NR1 & NR2 - Chapter 6
Barrels, Bottles and Explosions
With the wine fermented, we had to find a way to store it while it was resting. And what better vessel than small oak barrels that had been used many times, for a little infusion of oxygen without leaving toasty oak flavour in our wine. The news of “La Belga” looking for used barrels travelled quickly, and with some bluffing and a wad of cash, I managed to get barrels that looked decent enough and smelled Brett-free (meaning: less risk our wines would smell and taste like a horse stable). With the help of friends, we got the barrels from the bodegas to our garage. Now we just needed to get the wine from the fermentation vat into the barrels. Sounds easy, but it involved someone gently siphoning off the fermented juice from the bottom of the tank, while someone got in the tank and gently pressed the thick layers of skins and stems, someone monitored the tiny hoses and tiny pump to avoid any of the particles remaining in the wine would clog the pump (spoiler: the pump did get clogged), and someone holding the hose and checking the barrel did not overflow.
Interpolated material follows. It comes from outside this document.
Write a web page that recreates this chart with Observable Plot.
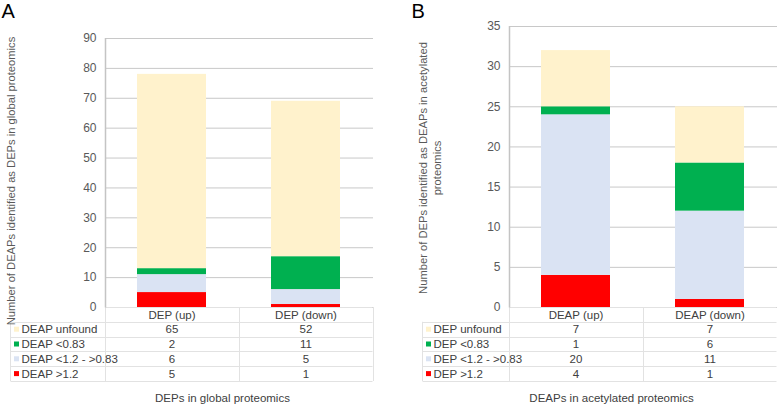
<!DOCTYPE html>
<html>
<head>
<meta charset="utf-8">
<script src="https://cdn.jsdelivr.net/npm/d3@7"></script>
<script src="https://cdn.jsdelivr.net/npm/@observablehq/plot@0.6"></script>
<style>
  body { margin: 0; background: #fff; }
  #wrap { display: flex; width: 777px; height: 405px; overflow: hidden; }
  svg { display: block; }
</style>
</head>
<body>
<div id="wrap"></div>
<script>
// ---- Panel A data ----
const categoriesA = ["DEP (up)", "DEP (down)"];
const seriesA = ["DEAP >1.2", "DEAP <1.2 - >0.83", "DEAP <0.83", "DEAP unfound"]; // bottom to top
const valuesA = [
  [5, 1],    // DEAP >1.2
  [6, 5],    // DEAP <1.2 - >0.83
  [2, 11],   // DEAP <0.83
  [65, 52]   // DEAP unfound
];
const ticksA = [0, 10, 20, 30, 40, 50, 60, 70, 80, 90];
const yLabelA = "Number of DEAPs identified as DEPs in global proteomics";
const titleA = "DEPs in global proteomics";

// ---- Panel B data ----
const categoriesB = ["DEAP (up)", "DEAP (down)"];
const seriesB = ["DEP >1.2", "DEP <1.2 - >0.83", "DEP <0.83", "DEP unfound"]; // bottom to top
const valuesB = [
  [4, 1],    // DEP >1.2
  [20, 11],  // DEP <1.2 - >0.83
  [1, 6],    // DEP <0.83
  [7, 7]     // DEP unfound
];
const ticksB = [0, 5, 10, 15, 20, 25, 30, 35];
const yLabelB = "Number of DEPs identified as DEAPs in acetylated\nproteomics";
const titleB = "DEAPs in acetylated proteomics";

const seriesColors = ["#FF0000", "#DAE3F3", "#00B050", "#FFF2CC"]; // bottom to top

const ROW = 14.8;

function panel(o) {
  const {letter, categories, series, values, ticks, yLabel, title,
         width, marginLeft, marginRight, marginTop, tableLeft, titleDx, yLabelDx, yLabelDy, letterX} = o;
  const marginBottom = 98;
  const data = [];
  series.forEach((s, k) => categories.forEach((c, j) => data.push({series: s, category: c, value: values[k][j]})));

  const tableMark = (index, scales, vals, dim) => {
    const g = d3.create("svg:g");
    const L = dim.marginLeft, R = dim.width - dim.marginRight - 0.5;
    const M = (L + R) / 2;
    const T = dim.marginTop;
    const B0 = dim.height - dim.marginBottom;
    const tl = tableLeft + 0.5;
    const lineC = "#e2e2e2";
    const bottom = B0 + ROW * 5;
    g.append("line").attr("x1", L).attr("x2", R).attr("y1", B0 + 0.5).attr("y2", B0 + 0.5).attr("stroke", lineC);
    for (let r = 1; r <= 5; r++) {
      const yy = Math.round(B0 + ROW * r) + 0.5;
      g.append("line").attr("x1", tl).attr("x2", R).attr("y1", yy).attr("y2", yy).attr("stroke", lineC);
    }
    g.append("line").attr("x1", tl).attr("x2", tl).attr("y1", B0 + ROW).attr("y2", bottom).attr("stroke", lineC);
    [M, R].forEach(xx => g.append("line").attr("x1", Math.round(xx) + 0.5).attr("x2", Math.round(xx) + 0.5)
      .attr("y1", B0).attr("y2", bottom).attr("stroke", lineC));
    g.append("line").attr("x1", L + 0.5).attr("x2", L + 0.5).attr("y1", B0).attr("y2", bottom).attr("stroke", lineC);
    g.append("line").attr("x1", L + 0.5).attr("x2", L + 0.5).attr("y1", T).attr("y2", B0 + 0.5).attr("stroke", "#c4c4c4").attr("stroke-width", 1.5);
    series.forEach((s, k) => {
      const r = series.length - k;
      g.append("rect").attr("x", tableLeft + 4).attr("y", B0 + ROW * (r + 0.5) - 2.5)
        .attr("width", 5).attr("height", 5).attr("fill", scales.color(s));
    });
    return g.node();
  };

  const tableFont = 11.5;
  const marks = [
    Plot.gridY(ticks, {stroke: "#c8c8c8", strokeOpacity: 1}),
    Plot.barY(data, {x: "category", y: "value", fill: "series", order: series}),
    Plot.axisY(ticks, {tickSize: 0, tickPadding: 9, label: null, fill: "#595959", fontSize: 12}),
    Plot.text(categories, {x: d => d, text: d => d, frameAnchor: "bottom", dy: ROW * 0.5, lineAnchor: "middle", fill: "#404040", fontSize: tableFont}),
    tableMark
  ];
  series.forEach((s, k) => {
    const r = series.length - k;
    const rows = categories.map((c, j) => ({category: c, value: values[k][j]}));
    marks.push(Plot.text(rows, {x: "category", text: d => String(d.value), frameAnchor: "bottom", dy: ROW * (r + 0.5), lineAnchor: "middle", fill: "#404040", fontSize: tableFont}));
    marks.push(Plot.text([s], {text: d => d, frameAnchor: "bottom-left", dx: tableLeft + 11 - marginLeft, dy: ROW * (r + 0.5), textAnchor: "start", lineAnchor: "middle", fill: "#404040", fontSize: tableFont}));
  });
  marks.push(Plot.text([yLabel], {text: d => d, frameAnchor: "left", rotate: -90, dx: yLabelDx, dy: yLabelDy, textAnchor: "middle", lineAnchor: "middle", fill: "#595959", fontSize: 11.2, lineHeight: 1.25}));
  marks.push(Plot.text([title], {text: d => d, frameAnchor: "bottom", dx: titleDx, dy: 91, lineAnchor: "middle", fill: "#404040", fontSize: 11.5}));
  marks.push(Plot.text([letter], {text: d => d, frameAnchor: "top-left", dx: letterX - marginLeft, dy: 3 - marginTop, textAnchor: "start", lineAnchor: "top", fill: "#000", fontSize: 20}));

  return Plot.plot({
    width, height: 405, marginLeft, marginRight, marginTop, marginBottom,
    style: {fontFamily: "'Liberation Sans', Arial, sans-serif", fontSize: "11px", background: "#fff", overflow: "visible"},
    x: {domain: categories, paddingInner: 0.485, paddingOuter: 0.2425, axis: null},
    y: {domain: [ticks[0], ticks[ticks.length - 1]]},
    color: {domain: series, range: seriesColors},
    marks
  });
}

const wrap = document.getElementById("wrap");
wrap.append(panel({
  letter: "A", categories: categoriesA, series: seriesA, values: valuesA, ticks: ticksA,
  yLabel: yLabelA, title: titleA, width: 388, marginLeft: 105, marginRight: 15, marginTop: 38,
  tableLeft: 10, titleDx: -17, yLabelDx: -95, yLabelDy: 8, letterX: 1
}));
wrap.append(panel({
  letter: "B", categories: categoriesB, series: seriesB, values: valuesB, ticks: ticksB,
  yLabel: yLabelB, title: titleB, width: 389, marginLeft: 121, marginRight: 0, marginTop: 26,
  tableLeft: 34, titleDx: -32, yLabelDx: -79.5, yLabelDy: 1, letterX: 23
}));
</script>
</body>
</html>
I left Argentina shortly after, leaving the barrels and the wine in Emi’s care. During one of our many car rides that harvest, we had decided the wine would have to follow me to Belgium, and it would be the first of many Nova Radix wines. And so it happened that in June 2024, I signed the notarial deed for Nova Radix BV and embarked on an administrative adventure to figure out how to bring wines from native grapes into Belgium. After a season of winemaking, a new season of setting up a business had started.
By August, our wines were ready to be bottled. By then, it was also clear that the biggest challenge would not be to get the wine into Belgium, but rather to get the wine out of Argentina. So off I went again to meet Emi in Tupungato to bottle our wines and to organize the export. The late summer heat that had met me in February on the tarmac in Mendoza was replaced by an icy dry wind. There was a silence hanging over the empty streets of Tupungato, and the vibrant colors of summer had morphed into subdued whites and grey. The little house I had stayed at months before looked familiar but felt ice cold. I wondered if everything and everyone around me had gone into hibernation. “It’s normal”, Emi said. “How would people work and party so hard in harvest season if they do not sleep and chill in winter?”
Standing in front of our barrels, I almost did not dare to open them. Without saying a word, Emi and I took a sip of the white wine, looked up and smiled. It was not just good. It was perfect. We tried the red next and we were stunned. It was as precise as we could have dreamed. And thanks to a little good will, good luck and good negotiation skills, a day later we jumped through the last bureaucratic hurdle for export (or so we thought).
We had wine, we had bottles, we had corks, we had papers. We were ready to bottle. As we arrived at dawn at the bottling line, I heard the comforting sound of clinking bottles. The line was running and our rosado was to be bottled next.
Emi and I shared a coffee watching the sun rise when our first bottle exploded in the bottling line. So did our second and our third. And with those bangs, a new season of letting go and trusting the process started for me.